Maya Rao, MD, of Columbia University, reviewed records from nearly 900 patients at 18 rural, community-based primary care clinics in Oregon, to investigate whether primary care physicians accurately diagnosed CKD in patients with known kidney dysfunction. Chronic kidney disease is estimated to affect up to 19 million adults in the U.S. and is usually diagnosed and treated in the primary care setting. The analysis showed that 52.4 percent of patients found to have CKD did not have a diagnosis in their charts. Females were more likely to be undiagnosed than males, except at the most advanced stages of CKD.
"Chronic kidney disease is very prevalent, uses a great deal of Medicare dollars and needs to be detected early in order to begin an effective treatment plan. Without early diagnosis and treatment, the patient may be more likely to need dialysis and suffer related consequences, such as heart disease," said Dr. Rao. "This study shows that CKD is still being missed by primary care physicians, especially among women patients, and that more education is needed to ultimately improve early detection and diagnosis."

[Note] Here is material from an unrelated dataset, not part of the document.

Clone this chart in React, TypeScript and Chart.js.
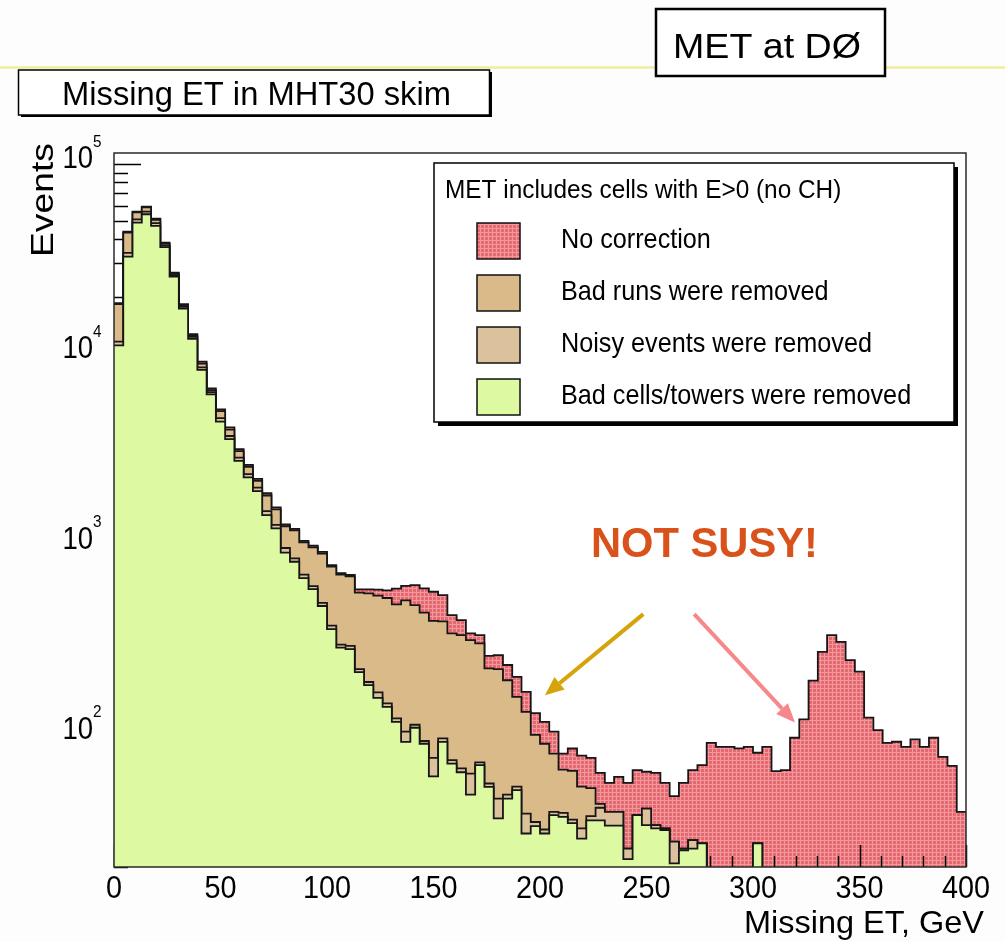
import React, { useEffect, useRef } from "react";
import { Chart, registerables } from "chart.js";

Chart.register(...registerables);

// Axis ranges: missing ET in GeV, events on a log scale
const xRange = [0, 400];
const yRange = [20, 114000];

// Events per bin (92 equal bins spanning 0-400 GeV), one array per cleaning stage
const noCorrection = [
  18500, 44000, 56100, 59600, 51400, 38500, 26800, 18300, 12700, 9100,
  6590, 5110, 4110, 3160, 2610, 2200, 1850, 1560, 1270, 1200,
  1040, 980, 910, 774, 702, 687, 578, 578, 575, 570,
  582, 602, 608, 585, 561, 539, 423, 398, 339, 332,
  258, 260, 231, 200, 167, 129, 116, 103, 79, 84,
  77, 75, 62.5, 55.4, 59.6, 55.4, 64.7, 63.4, 62.6, 55.4,
  47.2, 55.4, 64.7, 68.7, 90, 85.7, 85.7, 84.1, 85.7, 79.8,
  85.7, 63.9, 64.7, 95.7, 119.5, 191, 271, 332, 306, 245,
  213, 122, 105, 90, 91.2, 85.7, 93.8, 85.7, 95.7, 76,
  68, 39,
];

const badRunsRemoved = [
  18300, 43500, 55500, 59000, 50800, 38000, 26400, 18000, 12500, 8900,
  6450, 5000, 4000, 3080, 2550, 2150, 1800, 1520, 1240, 1180,
  1020, 960, 890, 760, 690, 675, 555, 550, 535, 520,
  482, 505, 477, 436, 394, 392, 339, 332, 312, 300,
  222, 220, 192, 157, 131, 99, 89, 79, 65, 64,
  53, 52, 43, 39, 39, 25, 37.5, 40.6, 33.2, 31.9,
  27.2, 25, 27.7, 26.6, 0, 0, 0, 0, 0, 26.6,
  0, 0, 0, 0, 0, 0, 0, 0, 0, 0,
  0, 0, 0, 0, 0, 0, 0, 0, 0, 0,
  0, 0,
];

const noisyEventsRemoved = [
  11600, 34000, 51000, 56000, 48800, 37200, 26000, 17700, 12300, 8500,
  6300, 4600, 3700, 2850, 2330, 1980, 1490, 1260, 953, 840,
  690, 600, 490, 372, 296, 291, 220, 188, 166, 145,
  121, 103, 112, 92, 75, 95, 73, 66, 62, 71,
  55, 45.8, 48, 53, 38.2, 34.5, 31.5, 39, 38.5, 35.5,
  31.9, 37, 41, 39, 39, 25, 37.5, 40.6, 33.2, 31.9,
  27.2, 25, 27.7, 26.6, 0, 0, 0, 0, 0, 26.6,
  0, 0, 0, 0, 0, 0, 0, 0, 0, 0,
  0, 0, 0, 0, 0, 0, 0, 0, 0, 0,
  0, 0,
];

const badCellsRemoved = [
  11100, 32500, 49100, 54300, 47200, 36500, 25500, 17300, 12000, 8240,
  6130, 4400, 3560, 2740, 2240, 1900, 1420, 1210, 900, 807,
  662, 579, 472, 357, 285, 280, 212, 181, 155, 139,
  116, 91, 108, 89, 60, 91, 70, 63, 48, 68.7,
  52.8, 36, 45.8, 50.7, 30, 32.8, 30, 37.5, 36.7, 34,
  28.2, 35.2, 35.2, 33, 33, 22, 37.5, 33.2, 31.9, 31.3,
  20.9, 24.5, 25, 26.6, 0, 0, 0, 0, 0, 26.6,
  0, 0, 0, 0, 0, 0, 0, 0, 0, 0,
  0, 0, 0, 0, 0, 0, 0, 0, 0, 0,
  0, 0,
];

const seriesLabels = [
  "No correction",
  "Bad runs were removed",
  "Noisy events were removed",
  "Bad cells/towers were removed",
];
const legendHeader = "MET includes cells with E>0 (no CH)";
const xTickLabels = [0, 50, 100, 150, 200, 250, 300, 350, 400];
const xMinorStep = 10;
const yDecades = [2, 3, 4, 5];
const xTitle = "Missing ET, GeV";
const yTitle = "Events";
const plotTitle = "Missing ET in MHT30 skim";
const slideTag = "MET at DØ";
const noteText = "NOT SUSY!";

const FONT = '"Liberation Sans", Arial, Helvetica, sans-serif';
const TAN_RUNS = "#dbba89";
const TAN_NOISY = "#dcc19d";
const GREEN = "#ddf9a2";
const OUTLINE = "#161616";

type Pt = { x: number; y: number };

// Turn per-bin counts into step points at the bin low edges (+ closing edge)
function histPoints(values: number[]): Pt[] {
  const width = (xRange[1] - xRange[0]) / values.length;
  const floor = yRange[0] / 10; // empty bins fall below the log axis
  const pts = values.map((v, i) => ({ x: xRange[0] + i * width, y: v > 0 ? v : floor }));
  const last = values[values.length - 1];
  pts.push({ x: xRange[1], y: last > 0 ? last : floor });
  return pts;
}

// Fine cross-hatched red fill, like ROOT's pattern fill style
function makeHatch(ctx: CanvasRenderingContext2D | null): CanvasPattern | string {
  const fallback = "#e8767c";
  if (!ctx) return fallback;
  const tile = document.createElement("canvas");
  tile.width = 4;
  tile.height = 4;
  const t = tile.getContext("2d");
  if (!t) return fallback;
  t.fillStyle = "rgb(228,104,112)";
  t.fillRect(0, 0, 4, 4);
  t.fillStyle = "rgb(243,152,156)";
  t.fillRect(0, 0, 4, 1);
  t.fillRect(0, 0, 1, 4);
  return ctx.createPattern(tile, "repeat") || fallback;
}

function squeezeText(
  ctx: CanvasRenderingContext2D,
  text: string,
  x: number,
  y: number,
  size: number,
  sx: number,
  align: CanvasTextAlign,
  weight = "normal"
) {
  ctx.save();
  ctx.font = `${weight} ${size}px ${FONT}`;
  ctx.textAlign = align;
  ctx.textBaseline = "alphabetic";
  ctx.translate(x, y);
  ctx.scale(sx, 1);
  ctx.fillText(text, 0, 0);
  ctx.restore();
}

function fitText(
  ctx: CanvasRenderingContext2D,
  text: string,
  x: number,
  y: number,
  size: number,
  width: number,
  align: CanvasTextAlign,
  weight = "normal"
) {
  ctx.save();
  ctx.font = `${weight} ${size}px ${FONT}`;
  const natural = ctx.measureText(text).width || 1;
  ctx.restore();
  squeezeText(ctx, text, x, y, size, width / natural, align, weight);
}

function arrow(ctx: CanvasRenderingContext2D, x0: number, y0: number, x1: number, y1: number, color: string) {
  const ang = Math.atan2(y1 - y0, x1 - x0);
  const head = 19;
  const half = 8;
  const bx = x1 - head * Math.cos(ang);
  const by = y1 - head * Math.sin(ang);
  ctx.save();
  ctx.strokeStyle = color;
  ctx.fillStyle = color;
  ctx.lineWidth = 4;
  ctx.lineCap = "butt";
  ctx.beginPath();
  ctx.moveTo(x0, y0);
  ctx.lineTo(bx, by);
  ctx.stroke();
  ctx.beginPath();
  ctx.moveTo(x1, y1);
  ctx.lineTo(bx + half * Math.sin(ang), by - half * Math.cos(ang));
  ctx.lineTo(bx - half * Math.sin(ang), by + half * Math.cos(ang));
  ctx.closePath();
  ctx.fill();
  ctx.restore();
}

const histogramDecor = {
  id: "histogramDecor",
  beforeDraw(chart: any) {
    const { ctx, width } = chart;
    const a = chart.chartArea;
    ctx.save();
    ctx.fillStyle = "#fdfdfd";
    ctx.fillRect(0, 0, chart.width, chart.height);

    // pale rule across the top of the page
    ctx.strokeStyle = "#f1eb9e";
    ctx.lineWidth = 2.5;
    ctx.beginPath();
    ctx.moveTo(0, 67.5);
    ctx.lineTo(width, 67.5);
    ctx.stroke();

    // tag box, upper right
    ctx.fillStyle = "#ffffff";
    ctx.fillRect(656, 9, 229, 67);
    ctx.strokeStyle = "#000";
    ctx.lineWidth = 2.5;
    ctx.strokeRect(656, 9, 229, 67);
    ctx.fillStyle = "#000";
    fitText(ctx, slideTag, 767, 58, 35, 188, "center");

    // histogram title box with drop shadow
    ctx.fillStyle = "#000";
    ctx.fillRect(21, 72, 471, 45);
    ctx.fillStyle = "#ffffff";
    ctx.fillRect(18.5, 70, 471, 45);
    ctx.lineWidth = 1.5;
    ctx.strokeRect(18.5, 70, 471, 45);
    ctx.fillStyle = "#000";
    fitText(ctx, plotTitle, 62, 105, 34, 389, "left");

    // plot area
    ctx.fillStyle = "#ffffff";
    ctx.fillRect(a.left, a.top, a.right - a.left, a.bottom - a.top);
    ctx.restore();
  },
  beforeDatasetsDraw(chart: any) {
    // log-axis ticks, inside the frame
    const { ctx } = chart;
    const a = chart.chartArea;
    const ys = chart.scales.y;
    ctx.save();
    ctx.strokeStyle = "#000";
    ctx.lineWidth = 1.5;
    for (let e = 1; e <= 5; e++) {
      for (let m = 1; m <= 9; m++) {
        const v = m * Math.pow(10, e);
        if (v < yRange[0] || v > yRange[1]) continue;
        const y = Math.round(ys.getPixelForValue(v)) + 0.5;
        const len = m === 1 ? 27 : 14;
        ctx.beginPath();
        ctx.moveTo(a.left, y);
        ctx.lineTo(a.left + len, y);
        ctx.stroke();
      }
    }
    ctx.restore();
  },
  afterDatasetDraw(chart: any, args: any) {
    // x ticks show through the hatched red fill only
    if (args.index !== 0) return;
    const { ctx } = chart;
    const a = chart.chartArea;
    const xs = chart.scales.x;
    ctx.save();
    ctx.strokeStyle = "#000";
    ctx.lineWidth = 1.5;
    for (let v = xRange[0]; v <= xRange[1]; v += xMinorStep) {
      const x = Math.round(xs.getPixelForValue(v)) + 0.5;
      const len = v % 50 === 0 ? 22 : 11;
      ctx.beginPath();
      ctx.moveTo(x, a.bottom);
      ctx.lineTo(x, a.bottom - len);
      ctx.stroke();
    }
    ctx.restore();
  },
  afterDatasetsDraw(chart: any) {
    const { ctx } = chart;
    const a = chart.chartArea;
    const xs = chart.scales.x;
    const ys = chart.scales.y;
    ctx.save();

    // frame
    ctx.strokeStyle = "#2a2a2a";
    ctx.lineWidth = 1.5;
    ctx.strokeRect(a.left, a.top, a.right - a.left, a.bottom - a.top);

    // y labels: 10^n
    ctx.fillStyle = "#000";
    for (const e of yDecades) {
      const y = ys.getPixelForValue(Math.pow(10, e));
      squeezeText(ctx, "10", a.left - 21, y + 4.5, 32, 0.86, "right");
      squeezeText(ctx, String(e), a.left - 21, y - 17, 17, 0.9, "left");
    }

    // x labels
    for (const v of xTickLabels) {
      const x = xs.getPixelForValue(v);
      squeezeText(ctx, String(v), x, a.bottom + 31, 32, 0.9, "center");
    }

    // axis titles
    fitText(ctx, xTitle, 984, a.bottom + 66, 32, 240, "right");
    ctx.save();
    ctx.translate(53, a.top - 10);
    ctx.rotate(-Math.PI / 2);
    fitText(ctx, yTitle, 0, 0, 32, 114, "right");
    ctx.restore();

    // legend box with shadow
    const lx = 434, ly = 163, lw = 520, lh = 259;
    ctx.fillStyle = "#000";
    ctx.fillRect(lx + 4, ly + 4, lw, lh);
    ctx.fillStyle = "#ffffff";
    ctx.fillRect(lx, ly, lw, lh);
    ctx.strokeStyle = "#000";
    ctx.lineWidth = 1.5;
    ctx.strokeRect(lx, ly, lw, lh);
    ctx.fillStyle = "#000";
    squeezeText(ctx, legendHeader, lx + 11, ly + 35, 26.5, 0.92, "left");
    chart.data.datasets.forEach((ds: any, i: number) => {
      const sy = ly + 60 + 52 * i;
      ctx.fillStyle = ds.backgroundColor;
      ctx.fillRect(lx + 43, sy, 43, 36);
      ctx.strokeStyle = "#111";
      ctx.lineWidth = 1.5;
      ctx.strokeRect(lx + 43, sy, 43, 36);
      ctx.fillStyle = "#000";
      squeezeText(ctx, ds.label, lx + 127, sy + 25, 28, 0.9, "left");
    });

    // annotation
    ctx.fillStyle = "#d9521c";
    fitText(ctx, noteText, xs.getPixelForValue(277.2), ys.getPixelForValue(857), 42, 227, "center", "bold");
    arrow(
      ctx,
      xs.getPixelForValue(248.5), ys.getPixelForValue(428),
      xs.getPixelForValue(202.3), ys.getPixelForValue(160),
      "#d6a30a"
    );
    arrow(
      ctx,
      xs.getPixelForValue(272.4), ys.getPixelForValue(428),
      xs.getPixelForValue(319.7), ys.getPixelForValue(115),
      "#f6878a"
    );
    ctx.restore();
  },
};

export default function App() {
  const canvasRef = useRef<HTMLCanvasElement | null>(null);

  useEffect(() => {
    document.body.style.margin = "0";
    const canvas = canvasRef.current;
    if (!canvas) return;
    const hatch = makeHatch(canvas.getContext("2d"));
    const stages = [
      { values: noCorrection, color: hatch, order: 4 },
      { values: badRunsRemoved, color: TAN_RUNS, order: 3 },
      { values: noisyEventsRemoved, color: TAN_NOISY, order: 2 },
      { values: badCellsRemoved, color: GREEN, order: 1 },
    ];
    const chart = new Chart(canvas, {
      type: "line",
      data: {
        datasets: stages.map((s, i) => ({
          label: seriesLabels[i],
          data: histPoints(s.values),
          // horizontal run at each bin's value, then the vertical step at the next edge
          stepped: "before" as const,
          fill: "start",
          backgroundColor: s.color as any,
          borderColor: OUTLINE,
          borderWidth: 1.8,
          pointRadius: 0,
          order: s.order,
        })),
      },
      options: {
        responsive: false,
        animation: false,
        devicePixelRatio: 1,
        events: [],
        layout: { padding: { left: 114, top: 153, right: 39, bottom: 75 } },
        scales: {
          x: { type: "linear", min: xRange[0], max: xRange[1], display: false },
          y: { type: "logarithmic", min: yRange[0], max: yRange[1], display: false },
        },
        plugins: {
          legend: { display: false },
          tooltip: { enabled: false },
        },
      },
      plugins: [histogramDecor],
    });
    return () => chart.destroy();
  }, []);

  return (
    <div style={{ width: 1005, height: 942 }}>
      <canvas ref={canvasRef} width={1005} height={942} style={{ display: "block" }} />
    </div>
  );
}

To measure kidney function, primary care doctors typically order a blood test called creatinine, but Dr. Rao says this alone is not a particularly accurate measure of kidney function. The serum creatinine should also be plugged into a formula that gives an estimated kidney filtration rate (called glomerular filtration rate, or eGFR) which is a much more accurate estimate of kidney function. Women have a lower eGFR than men for the same level of serum creatinine. Thus, the same serum creatinine level that initially appears normal for both a man and a woman can translate into depressed kidney function for the woman, making her at higher risk for undetected kidney disease. In the study, lab reports that automatically included the eGFR calculation did not show a gender disparity in diagnosis of patients - suggesting that including this value on all serum creatinine lab reports could improve diagnosis of CKD in women.